The problem is the methodology used to produce the $1.75 trillion estimate is unreliable for the reasons we pointed out in a CPR White Paper. An evaluation of the estimate by the non-partisan Congressional Research Service (CRS) has seconded and expanded upon the criticisms that we had made.

The $1.75 trillion dollar estimate has gained unwarranted credibility because it was issued by the Small Business Administration’s Office of Advocacy, which had contracted with Nicole V. Crain and W. Mark Crain to produce an estimate of the total regulatory costs in the economy and the effects on small business specifically. Yet, as I pointed out, and as CRS has confirmed, the peer review process at the SBA did not support the estimate.

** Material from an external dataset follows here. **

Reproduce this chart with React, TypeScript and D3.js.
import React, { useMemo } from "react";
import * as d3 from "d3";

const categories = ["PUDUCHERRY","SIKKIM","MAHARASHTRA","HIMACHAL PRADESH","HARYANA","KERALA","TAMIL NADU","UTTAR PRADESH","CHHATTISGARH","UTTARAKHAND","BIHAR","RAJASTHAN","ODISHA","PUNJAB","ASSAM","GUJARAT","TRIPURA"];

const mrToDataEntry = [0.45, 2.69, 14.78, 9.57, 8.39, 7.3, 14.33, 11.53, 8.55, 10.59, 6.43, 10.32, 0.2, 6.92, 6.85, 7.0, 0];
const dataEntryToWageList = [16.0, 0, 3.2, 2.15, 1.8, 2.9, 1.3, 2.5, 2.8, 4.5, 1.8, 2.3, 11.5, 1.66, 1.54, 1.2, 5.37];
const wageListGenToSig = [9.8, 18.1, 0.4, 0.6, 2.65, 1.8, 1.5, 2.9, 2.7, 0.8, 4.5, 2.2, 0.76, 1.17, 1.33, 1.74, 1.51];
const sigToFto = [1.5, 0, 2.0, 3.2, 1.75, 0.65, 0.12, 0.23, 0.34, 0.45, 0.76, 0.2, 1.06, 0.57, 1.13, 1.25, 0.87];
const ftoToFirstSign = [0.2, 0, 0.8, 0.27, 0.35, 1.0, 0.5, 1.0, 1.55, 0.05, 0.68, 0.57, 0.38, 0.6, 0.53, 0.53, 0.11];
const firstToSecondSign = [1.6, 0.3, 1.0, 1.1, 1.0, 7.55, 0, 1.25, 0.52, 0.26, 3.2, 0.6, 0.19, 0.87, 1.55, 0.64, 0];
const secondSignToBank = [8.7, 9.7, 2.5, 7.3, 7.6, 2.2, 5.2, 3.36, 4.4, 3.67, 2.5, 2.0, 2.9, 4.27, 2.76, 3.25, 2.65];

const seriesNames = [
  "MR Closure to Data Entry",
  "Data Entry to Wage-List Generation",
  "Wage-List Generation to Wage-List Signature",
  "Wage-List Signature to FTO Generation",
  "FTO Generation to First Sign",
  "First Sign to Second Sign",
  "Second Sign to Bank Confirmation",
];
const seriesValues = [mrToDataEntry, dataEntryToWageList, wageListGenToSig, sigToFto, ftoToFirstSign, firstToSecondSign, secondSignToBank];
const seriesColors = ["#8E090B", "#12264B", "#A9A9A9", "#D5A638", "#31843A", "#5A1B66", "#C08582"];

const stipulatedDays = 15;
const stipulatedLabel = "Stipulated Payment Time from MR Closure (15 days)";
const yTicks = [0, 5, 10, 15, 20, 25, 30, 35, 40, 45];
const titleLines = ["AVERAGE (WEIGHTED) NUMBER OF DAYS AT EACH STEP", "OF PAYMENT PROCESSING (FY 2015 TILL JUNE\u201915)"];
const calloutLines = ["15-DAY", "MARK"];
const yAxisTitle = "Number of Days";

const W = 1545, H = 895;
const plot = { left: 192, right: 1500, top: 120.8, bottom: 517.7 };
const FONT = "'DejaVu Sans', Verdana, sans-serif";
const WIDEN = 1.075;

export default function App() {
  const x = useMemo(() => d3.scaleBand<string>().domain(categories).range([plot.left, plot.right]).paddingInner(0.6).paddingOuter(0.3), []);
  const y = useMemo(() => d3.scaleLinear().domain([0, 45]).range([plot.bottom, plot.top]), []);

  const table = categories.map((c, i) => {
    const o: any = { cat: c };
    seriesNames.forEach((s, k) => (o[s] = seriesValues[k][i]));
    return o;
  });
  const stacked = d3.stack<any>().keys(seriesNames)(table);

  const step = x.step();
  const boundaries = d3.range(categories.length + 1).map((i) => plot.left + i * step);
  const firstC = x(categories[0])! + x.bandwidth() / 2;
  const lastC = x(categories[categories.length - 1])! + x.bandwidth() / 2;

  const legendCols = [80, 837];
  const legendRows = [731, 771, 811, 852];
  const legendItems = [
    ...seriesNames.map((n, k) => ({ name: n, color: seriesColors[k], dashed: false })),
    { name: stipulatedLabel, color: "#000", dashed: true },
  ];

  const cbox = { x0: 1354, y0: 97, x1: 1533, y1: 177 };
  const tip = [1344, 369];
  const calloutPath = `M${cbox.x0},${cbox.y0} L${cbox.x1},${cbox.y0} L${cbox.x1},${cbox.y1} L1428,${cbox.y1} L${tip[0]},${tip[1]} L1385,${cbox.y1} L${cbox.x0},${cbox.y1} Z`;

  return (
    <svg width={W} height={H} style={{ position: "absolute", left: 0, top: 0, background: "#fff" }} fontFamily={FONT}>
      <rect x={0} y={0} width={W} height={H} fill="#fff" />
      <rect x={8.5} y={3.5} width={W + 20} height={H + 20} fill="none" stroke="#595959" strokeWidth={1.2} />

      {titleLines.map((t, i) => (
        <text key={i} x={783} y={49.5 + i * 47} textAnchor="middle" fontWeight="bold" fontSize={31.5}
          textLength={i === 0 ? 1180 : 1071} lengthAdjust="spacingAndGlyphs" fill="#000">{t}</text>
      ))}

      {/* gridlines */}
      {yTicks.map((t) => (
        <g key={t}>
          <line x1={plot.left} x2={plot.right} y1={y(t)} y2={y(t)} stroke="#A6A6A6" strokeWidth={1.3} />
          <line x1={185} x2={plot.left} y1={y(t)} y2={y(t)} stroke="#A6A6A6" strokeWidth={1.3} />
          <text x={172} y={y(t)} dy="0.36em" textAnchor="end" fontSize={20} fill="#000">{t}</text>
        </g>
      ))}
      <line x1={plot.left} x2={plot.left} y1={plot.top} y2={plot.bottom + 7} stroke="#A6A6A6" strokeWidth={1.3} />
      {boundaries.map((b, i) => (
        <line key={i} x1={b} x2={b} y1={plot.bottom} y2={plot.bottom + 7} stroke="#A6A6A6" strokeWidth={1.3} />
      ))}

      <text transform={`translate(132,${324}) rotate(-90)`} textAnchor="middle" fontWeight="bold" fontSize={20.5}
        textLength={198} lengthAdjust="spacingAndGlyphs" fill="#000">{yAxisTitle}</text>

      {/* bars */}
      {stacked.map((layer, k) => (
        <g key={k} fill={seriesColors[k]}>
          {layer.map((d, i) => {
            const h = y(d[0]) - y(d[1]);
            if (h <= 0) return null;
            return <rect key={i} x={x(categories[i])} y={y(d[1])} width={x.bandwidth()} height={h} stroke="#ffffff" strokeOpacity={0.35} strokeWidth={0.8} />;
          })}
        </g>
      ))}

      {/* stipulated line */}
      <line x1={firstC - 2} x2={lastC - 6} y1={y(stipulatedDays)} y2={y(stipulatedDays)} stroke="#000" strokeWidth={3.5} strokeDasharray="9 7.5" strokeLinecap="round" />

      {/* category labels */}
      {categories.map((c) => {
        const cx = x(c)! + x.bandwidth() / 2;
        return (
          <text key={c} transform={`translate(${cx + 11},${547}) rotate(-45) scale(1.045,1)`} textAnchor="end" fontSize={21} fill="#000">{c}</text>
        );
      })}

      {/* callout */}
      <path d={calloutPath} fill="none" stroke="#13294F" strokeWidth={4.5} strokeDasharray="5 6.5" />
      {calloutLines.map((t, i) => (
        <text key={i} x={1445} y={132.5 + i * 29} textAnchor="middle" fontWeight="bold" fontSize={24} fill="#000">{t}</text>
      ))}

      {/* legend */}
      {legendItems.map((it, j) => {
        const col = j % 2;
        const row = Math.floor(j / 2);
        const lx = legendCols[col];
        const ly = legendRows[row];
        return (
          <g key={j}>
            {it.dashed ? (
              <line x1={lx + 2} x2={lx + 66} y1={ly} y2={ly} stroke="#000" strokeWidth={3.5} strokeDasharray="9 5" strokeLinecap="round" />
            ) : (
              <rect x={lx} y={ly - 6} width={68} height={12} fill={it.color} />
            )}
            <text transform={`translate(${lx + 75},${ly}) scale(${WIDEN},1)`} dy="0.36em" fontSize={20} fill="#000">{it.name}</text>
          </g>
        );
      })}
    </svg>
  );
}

Sunstein tread lightly on the issue when he testified at a Senate hearing in April. During the hearing, Sunstein was asked what he thought of the Crain and Crain report.  He said: “I haven’t studied that document with care.  Our own analysis of costs and benefits, annually and cumulatively, suggests that the number is too high.” (see (63:50 – 66:43 in the video archive). I understand that Sunstein has a busy and demanding job, but I am surprised that he has not bothered to determine whether a cost estimate used time and again to criticize the regulatory process was valid or not.   Sunstein made a positive point in defense of regulation: The OMB’s annual estimate of regulatory costs and benefits has consistently found that regulatory benefits exceed costs (and often by a lot), suggesting that regulation regularly produces net benefits, even though it might have substantial costs. (Though, we would prefer if he had defended regulation in terms of the lives it saves, workers it protects, or ecosystems it preserves, rather than resorting to the rhetoric of cost-benefit analysis.)

Even Professors Crain and Crain said that public policy determinations should not be based only on their cost estimates. In an email to the CRS (p. 26 of the CRS report), they stated their report was “not meant to be a decision-making tool for lawmakers or federal regulatory agencies to use in choosing the ‘right’ level of regulation.  In no place in any of the reports do we imply that our reports should be used for this purpose. (How could we recommend this use when we make no attempt to estimate the benefits?).”

The $1.75 Trillion figure is ubiquitous, particularly used by members of Congress seeking to denounce regulation in general and in support of the REINS Act and other troubling regulatory reform legislation.  If Sunstein is the Administration’s point person on regulations, should he not address the issue in more detail?

Surely the administration would hesitate to criticize the Crain and Crain report, because the SBA, a component of the Executive Branch that it leads, sponsored it. A forthright criticism of the estimate, however, would go a long way toward bringing the administration’s rhetoric on regulation back toward reality.  When regulatory opponents consistently and persistently use a misleading cost estimate for regulation to scare the American public, the administration should not sit on the sidelines and let the record go uncorrected.